Dalian iron ore futures edged lower on Friday, pressured by rising inventories at major Chinese ports and a slight increase in finished steel stocks at key warehouses. However, losses were limited by expectations of stronger near-term demand, with analysts pointing to restocking ahead of the Chinese New Year holidays in February and a gradual recovery in steel output as environmental curbs ease and more mills complete maintenance.
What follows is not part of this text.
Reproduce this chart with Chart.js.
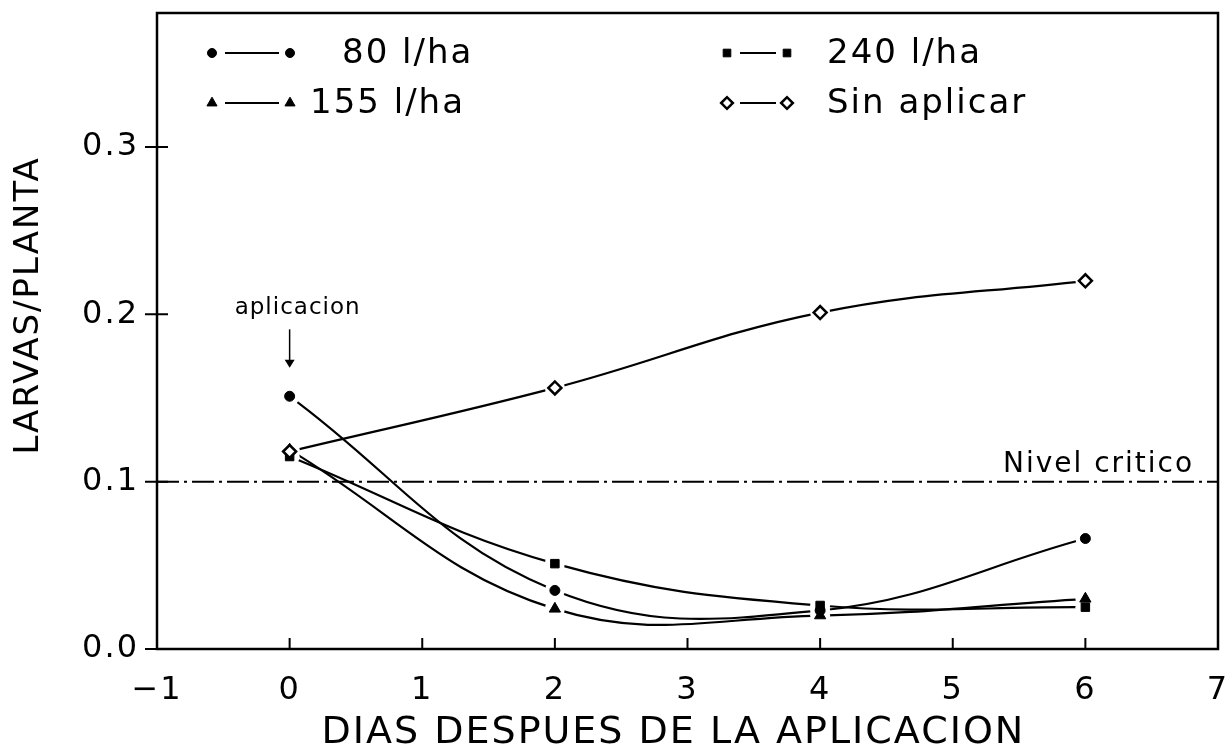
<!DOCTYPE html>
<html>
<head>
<meta charset="utf-8">
<script src="https://cdn.jsdelivr.net/npm/chart.js@4.4.1/dist/chart.umd.min.js"></script>
<style>
    body { margin: 0; background: #fff; }
</style>
</head>
<body>
<canvas id="grafico" width="1231" height="754"></canvas>
<script>
// datos
let dias = [0, 2, 4, 6];
let dosis80 = [0.151, 0.035, 0.023, 0.066];
let dosis155 = [0.119, 0.024, 0.020, 0.030];
let dosis240 = [0.115, 0.051, 0.026, 0.025];
let sinAplicar = [0.118, 0.156, 0.201, 0.220];
let nivelCritico = 0.1;
let ticksX = [-1, 0, 1, 2, 3, 4, 5, 6, 7];
let ticksY = [0, 0.1, 0.2, 0.3];
let nombres = ["80 l/ha", "155 l/ha", "240 l/ha", "Sin aplicar"];

const fuente = "'DejaVu Sans', sans-serif";

function puntos(valores) {
    return dias.map(function (d, i) { return { x: d, y: valores[i] }; });
}

function serie(nombre, valores, estilo, radio, relleno) {
    return {
        label: nombre,
        data: puntos(valores),
        borderColor: "#000",
        borderWidth: 2.2,
        tension: 0.4,
        pointStyle: estilo,
        pointRadius: radio,
        pointBackgroundColor: relleno,
        pointBorderColor: "#000",
        pointBorderWidth: estilo == "rectRot" ? 2.5 : 1
    };
}

let datasets = [
    serie(nombres[0], dosis80, "circle", 5, "#000"),
    serie(nombres[1], dosis155, "triangle", 6.5, "#000"),
    serie(nombres[2], dosis240, "rect", 6, "#000"),
    serie(nombres[3], sinAplicar, "rectRot", 6.5, "#fff"),
    {
        label: "Nivel critico",
        data: [{ x: ticksX[0], y: nivelCritico }, { x: ticksX[ticksX.length - 1], y: nivelCritico }],
        borderColor: "#000",
        borderWidth: 2,
        borderDash: [22, 5, 3, 5],
        pointRadius: 0,
        tension: 0
    }
];

function espaciado(chart) {
    chart.ctx.letterSpacing = "2px";
}

// marco, marcas de ejes, hueco blanco alrededor de los puntos, leyenda y textos
let extras = {
    id: "extras",
    beforeLayout: espaciado,
    beforeDraw: espaciado,
    afterDatasetsDraw: function (chart) {
        let ctx = chart.ctx;
        ctx.save();
        ctx.fillStyle = "#fff";
        for (let i = 0; i < 4; i++) {
            chart.getDatasetMeta(i).data.forEach(function (p) {
                ctx.beginPath();
                ctx.arc(p.x, p.y, 10, 0, 2 * Math.PI);
                ctx.fill();
            });
        }
        for (let i = 0; i < 4; i++) {
            chart.getDatasetMeta(i).data.forEach(function (p) {
                p.draw(ctx, chart.chartArea);
            });
        }
        ctx.restore();
    },
    afterDraw: function (chart) {
        let ctx = chart.ctx;
        let area = chart.chartArea;
        let sx = chart.scales.x;
        let sy = chart.scales.y;

        ctx.save();
        ctx.strokeStyle = "#000";
        ctx.lineWidth = 2.5;
        ctx.strokeRect(area.left, area.top, area.right - area.left, area.bottom - area.top);

        ctx.lineWidth = 2;
        ctx.beginPath();
        ticksY.forEach(function (v) {
            let y = sy.getPixelForValue(v);
            ctx.moveTo(area.left - 12, y);
            ctx.lineTo(area.left + 11, y);
        });
        ticksX.slice(1, -1).forEach(function (v) {
            let x = sx.getPixelForValue(v);
            ctx.moveTo(x, area.bottom);
            ctx.lineTo(x, area.bottom - 11);
        });
        ctx.stroke();

        // leyenda
        let filas = [53, 103];
        let columnas = [
            { m1: 212, m2: 290, texto: [342, 310] },
            { m1: 727, m2: 787, texto: [827, 827] }
        ];
        ctx.font = "34px " + fuente;
        ctx.textBaseline = "middle";
        ctx.textAlign = "left";
        let orden = [[0, 0, 0], [1, 0, 1], [2, 1, 0], [3, 1, 1]];
        orden.forEach(function (o) {
            let ds = chart.data.datasets[o[0]];
            let col = columnas[o[1]];
            let y = filas[o[2]];
            let opciones = { pointStyle: ds.pointStyle, radius: ds.pointRadius * 0.9, borderWidth: ds.pointBorderWidth, rotation: 0 };
            [col.m1, col.m2].forEach(function (x) {
                ctx.fillStyle = ds.pointBackgroundColor;
                ctx.strokeStyle = "#000";
                ctx.lineWidth = ds.pointBorderWidth;
                Chart.helpers.drawPoint(ctx, opciones, x, y);
            });
            ctx.lineWidth = 2;
            ctx.beginPath();
            ctx.moveTo(col.m1 + 13, y);
            ctx.lineTo(col.m2 - 11, y);
            ctx.stroke();
            ctx.fillStyle = "#000";
            ctx.fillText(ds.label, col.texto[o[2]], y + 1);
        });

        // nivel critico
        ctx.font = "28px " + fuente;
        ctx.textAlign = "right";
        ctx.textBaseline = "alphabetic";
        ctx.fillText("Nivel critico", sx.getPixelForValue(6.82), sy.getPixelForValue(nivelCritico) - 10);

        // aplicacion
        let x0 = sx.getPixelForValue(0);
        ctx.font = "23px " + fuente;
        ctx.letterSpacing = "1px";
        ctx.textAlign = "center";
        ctx.fillText("aplicacion", x0 + 8, sy.getPixelForValue(0.2));
        let yA = sy.getPixelForValue(0.191);
        let yB = sy.getPixelForValue(0.168);
        ctx.lineWidth = 1.5;
        ctx.beginPath();
        ctx.moveTo(x0, yA);
        ctx.lineTo(x0, yB - 7);
        ctx.stroke();
        ctx.beginPath();
        ctx.moveTo(x0 - 5, yB - 8);
        ctx.lineTo(x0 + 5, yB - 8);
        ctx.lineTo(x0, yB);
        ctx.closePath();
        ctx.fill();
        ctx.restore();
    }
};

new Chart(document.getElementById("grafico").getContext("2d"), {
    type: "line",
    data: { datasets: datasets },
    options: {
        responsive: false,
        animation: false,
        events: [],
        layout: { padding: { top: 13, right: 13, left: 0, bottom: 0 } },
        plugins: {
            legend: { display: false },
            tooltip: { enabled: false }
        },
        scales: {
            x: {
                type: "linear",
                min: ticksX[0],
                max: ticksX[ticksX.length - 1],
                afterFit: function (s) {
                    s.height = 105;
                    s.paddingLeft = 0;
                    s.paddingRight = 0;
                },
                afterBuildTicks: function (s) { s.ticks = ticksX.map(function (v) { return { value: v }; }); },
                grid: { display: false, drawTicks: false },
                border: { display: false },
                ticks: {
                    padding: 22,
                    color: "#000",
                    font: { family: fuente, size: 32 },
                    callback: function (v) { return v < 0 ? "\u2212" + Math.abs(v) : String(v); }
                },
                title: {
                    display: true,
                    text: "DIAS DESPUES DE LA APLICACION  ",
                    color: "#000",
                    padding: 0,
                    font: { family: fuente, size: 38, lineHeight: 1.1 }
                }
            },
            y: {
                min: 0,
                max: 0.38,
                afterFit: function (s) {
                    s.width = 157;
                    s.paddingTop = 0;
                    s.paddingBottom = 0;
                },
                afterBuildTicks: function (s) { s.ticks = ticksY.map(function (v) { return { value: v }; }); },
                grid: { display: false, drawTicks: false },
                border: { display: false },
                ticks: {
                    padding: 18,
                    color: "#000",
                    font: { family: fuente, size: 32 },
                    callback: function (v) { return v.toFixed(1); }
                },
                title: {
                    display: true,
                    text: "    LARVAS/PLANTA",
                    color: "#000",
                    padding: { top: 9, bottom: 0 },
                    font: { family: fuente, size: 34, lineHeight: 1.2 }
                }
            }
        }
    },
    plugins: [extras]
});
</script>
</body>
</html>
Recent macro data also lent some support to sentiment. China’s consumer inflation accelerated to 0.8pct YoY in December, its fastest pace in nearly three years, while the decline in producer prices narrowed to 1.9pct YoY, compared with a 2.2pct drop in November, signalling ongoing policy support to stabilize the economy.
In the physical market, traders said the newly introduced steel import licensing regime has created logistical bottlenecks, with shipments delayed at ports amid unclear and uneven implementation. While non-VAT steel offers have declined, they have not fully disappeared, adding to near-term market uncertainty.
On the Dalian Commodity Exchange, the most-traded May iron ore contract slipped 0.73pct to 814.5 yuan (USD 116.6) per ton, though it remained 3.17pct higher than last Friday’s morning close. Coking coal and coke futures fell 0.71pct and 1.83pct to 1,195.5 yuan (USD 171) and 1,748 yuan (USD 250) per ton, respectively.
On the Shanghai Futures Exchange, rebar futures declined 1.1pct to 3,144 yuan (USD 450) per ton, while HRC futures dropped 1.02pct to 3,294 yuan (USD 472) per ton. Wire rod edged down 0.2pct to 3,489 yuan (USD 500) per ton, while stainless steel futures inched up 0.25pct to 13,860 yuan (USD 1,985) per ton.